*EXERCISE OBJECTIVE*.
Verbatim output of all the material below is required.

*RAW DATA*.

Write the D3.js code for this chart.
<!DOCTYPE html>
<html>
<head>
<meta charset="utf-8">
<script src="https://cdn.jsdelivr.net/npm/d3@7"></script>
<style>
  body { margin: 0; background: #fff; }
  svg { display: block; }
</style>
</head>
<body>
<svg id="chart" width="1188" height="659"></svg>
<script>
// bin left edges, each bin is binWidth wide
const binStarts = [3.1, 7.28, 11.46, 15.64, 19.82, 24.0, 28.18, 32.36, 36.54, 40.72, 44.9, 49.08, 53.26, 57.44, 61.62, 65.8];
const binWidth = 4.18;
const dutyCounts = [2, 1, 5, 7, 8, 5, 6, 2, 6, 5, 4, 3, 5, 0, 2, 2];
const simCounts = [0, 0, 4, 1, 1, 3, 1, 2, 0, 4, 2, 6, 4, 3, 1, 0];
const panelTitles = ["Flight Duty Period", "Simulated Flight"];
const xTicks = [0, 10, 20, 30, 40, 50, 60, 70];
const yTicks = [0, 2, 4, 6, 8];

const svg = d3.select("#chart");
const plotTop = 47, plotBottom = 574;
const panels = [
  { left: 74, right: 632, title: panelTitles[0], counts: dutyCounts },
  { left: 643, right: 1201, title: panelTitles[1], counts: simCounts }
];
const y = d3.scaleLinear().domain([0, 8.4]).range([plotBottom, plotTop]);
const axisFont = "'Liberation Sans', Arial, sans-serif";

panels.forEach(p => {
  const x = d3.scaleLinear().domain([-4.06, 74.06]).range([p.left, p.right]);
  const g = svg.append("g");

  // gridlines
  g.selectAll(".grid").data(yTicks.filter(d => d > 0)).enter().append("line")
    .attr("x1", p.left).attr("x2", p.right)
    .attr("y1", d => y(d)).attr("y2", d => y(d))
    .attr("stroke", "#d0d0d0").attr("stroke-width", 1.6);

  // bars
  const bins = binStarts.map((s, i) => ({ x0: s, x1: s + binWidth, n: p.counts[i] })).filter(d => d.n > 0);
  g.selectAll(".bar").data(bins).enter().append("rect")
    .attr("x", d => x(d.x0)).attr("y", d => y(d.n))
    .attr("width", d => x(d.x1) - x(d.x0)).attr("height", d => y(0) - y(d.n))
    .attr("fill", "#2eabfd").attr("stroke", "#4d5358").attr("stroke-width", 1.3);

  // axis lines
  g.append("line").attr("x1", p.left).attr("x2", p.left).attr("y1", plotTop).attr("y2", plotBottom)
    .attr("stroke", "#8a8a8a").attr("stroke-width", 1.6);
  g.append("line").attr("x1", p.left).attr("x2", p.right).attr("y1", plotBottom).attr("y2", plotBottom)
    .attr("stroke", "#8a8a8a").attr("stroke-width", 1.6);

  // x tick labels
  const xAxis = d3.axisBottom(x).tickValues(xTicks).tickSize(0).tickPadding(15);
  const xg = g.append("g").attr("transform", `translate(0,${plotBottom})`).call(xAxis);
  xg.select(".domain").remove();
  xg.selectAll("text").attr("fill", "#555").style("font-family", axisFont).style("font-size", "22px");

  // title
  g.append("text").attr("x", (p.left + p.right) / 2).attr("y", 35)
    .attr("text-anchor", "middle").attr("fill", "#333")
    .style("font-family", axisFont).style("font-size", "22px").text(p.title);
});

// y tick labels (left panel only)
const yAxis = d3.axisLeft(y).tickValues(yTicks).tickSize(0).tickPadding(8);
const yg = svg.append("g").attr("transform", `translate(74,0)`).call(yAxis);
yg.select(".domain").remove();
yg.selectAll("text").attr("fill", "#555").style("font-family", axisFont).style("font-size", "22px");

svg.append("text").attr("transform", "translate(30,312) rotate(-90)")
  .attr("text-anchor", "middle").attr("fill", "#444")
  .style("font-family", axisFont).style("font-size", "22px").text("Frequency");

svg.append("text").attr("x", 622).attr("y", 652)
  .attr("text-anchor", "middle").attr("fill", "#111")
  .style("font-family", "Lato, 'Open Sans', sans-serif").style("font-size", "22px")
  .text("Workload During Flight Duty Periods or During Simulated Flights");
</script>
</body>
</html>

*EXERCISE OUTPUT*.
Write the D3.js code for this chart.
<!DOCTYPE html>
<html>
<head>
<meta charset="utf-8">
<script src="https://cdn.jsdelivr.net/npm/d3@7"></script>
<style>
  body { margin: 0; background: #fff; }
  svg { display: block; }
</style>
</head>
<body>
<svg id="chart" width="1188" height="659"></svg>
<script>
// bin left edges, each bin is binWidth wide
const binStarts = [3.1, 7.28, 11.46, 15.64, 19.82, 24.0, 28.18, 32.36, 36.54, 40.72, 44.9, 49.08, 53.26, 57.44, 61.62, 65.8];
const binWidth = 4.18;
const dutyCounts = [2, 1, 5, 7, 8, 5, 6, 2, 6, 5, 4, 3, 5, 0, 2, 2];
const simCounts = [0, 0, 4, 1, 1, 3, 1, 2, 0, 4, 2, 6, 4, 3, 1, 0];
const panelTitles = ["Flight Duty Period", "Simulated Flight"];
const xTicks = [0, 10, 20, 30, 40, 50, 60, 70];
const yTicks = [0, 2, 4, 6, 8];

const svg = d3.select("#chart");
const plotTop = 47, plotBottom = 574;
const panels = [
  { left: 74, right: 632, title: panelTitles[0], counts: dutyCounts },
  { left: 643, right: 1201, title: panelTitles[1], counts: simCounts }
];
const y = d3.scaleLinear().domain([0, 8.4]).range([plotBottom, plotTop]);
const axisFont = "'Liberation Sans', Arial, sans-serif";

panels.forEach(p => {
  const x = d3.scaleLinear().domain([-4.06, 74.06]).range([p.left, p.right]);
  const g = svg.append("g");

  // gridlines
  g.selectAll(".grid").data(yTicks.filter(d => d > 0)).enter().append("line")
    .attr("x1", p.left).attr("x2", p.right)
    .attr("y1", d => y(d)).attr("y2", d => y(d))
    .attr("stroke", "#d0d0d0").attr("stroke-width", 1.6);

  // bars
  const bins = binStarts.map((s, i) => ({ x0: s, x1: s + binWidth, n: p.counts[i] })).filter(d => d.n > 0);
  g.selectAll(".bar").data(bins).enter().append("rect")
    .attr("x", d => x(d.x0)).attr("y", d => y(d.n))
    .attr("width", d => x(d.x1) - x(d.x0)).attr("height", d => y(0) - y(d.n))
    .attr("fill", "#2eabfd").attr("stroke", "#4d5358").attr("stroke-width", 1.3);

  // axis lines
  g.append("line").attr("x1", p.left).attr("x2", p.left).attr("y1", plotTop).attr("y2", plotBottom)
    .attr("stroke", "#8a8a8a").attr("stroke-width", 1.6);
  g.append("line").attr("x1", p.left).attr("x2", p.right).attr("y1", plotBottom).attr("y2", plotBottom)
    .attr("stroke", "#8a8a8a").attr("stroke-width", 1.6);

  // x tick labels
  const xAxis = d3.axisBottom(x).tickValues(xTicks).tickSize(0).tickPadding(15);
  const xg = g.append("g").attr("transform", `translate(0,${plotBottom})`).call(xAxis);
  xg.select(".domain").remove();
  xg.selectAll("text").attr("fill", "#555").style("font-family", axisFont).style("font-size", "22px");

  // title
  g.append("text").attr("x", (p.left + p.right) / 2).attr("y", 35)
    .attr("text-anchor", "middle").attr("fill", "#333")
    .style("font-family", axisFont).style("font-size", "22px").text(p.title);
});

// y tick labels (left panel only)
const yAxis = d3.axisLeft(y).tickValues(yTicks).tickSize(0).tickPadding(8);
const yg = svg.append("g").attr("transform", `translate(74,0)`).call(yAxis);
yg.select(".domain").remove();
yg.selectAll("text").attr("fill", "#555").style("font-family", axisFont).style("font-size", "22px");

svg.append("text").attr("transform", "translate(30,312) rotate(-90)")
  .attr("text-anchor", "middle").attr("fill", "#444")
  .style("font-family", axisFont).style("font-size", "22px").text("Frequency");

svg.append("text").attr("x", 622).attr("y", 652)
  .attr("text-anchor", "middle").attr("fill", "#111")
  .style("font-family", "Lato, 'Open Sans', sans-serif").style("font-size", "22px")
  .text("Workload During Flight Duty Periods or During Simulated Flights");
</script>
</body>
</html>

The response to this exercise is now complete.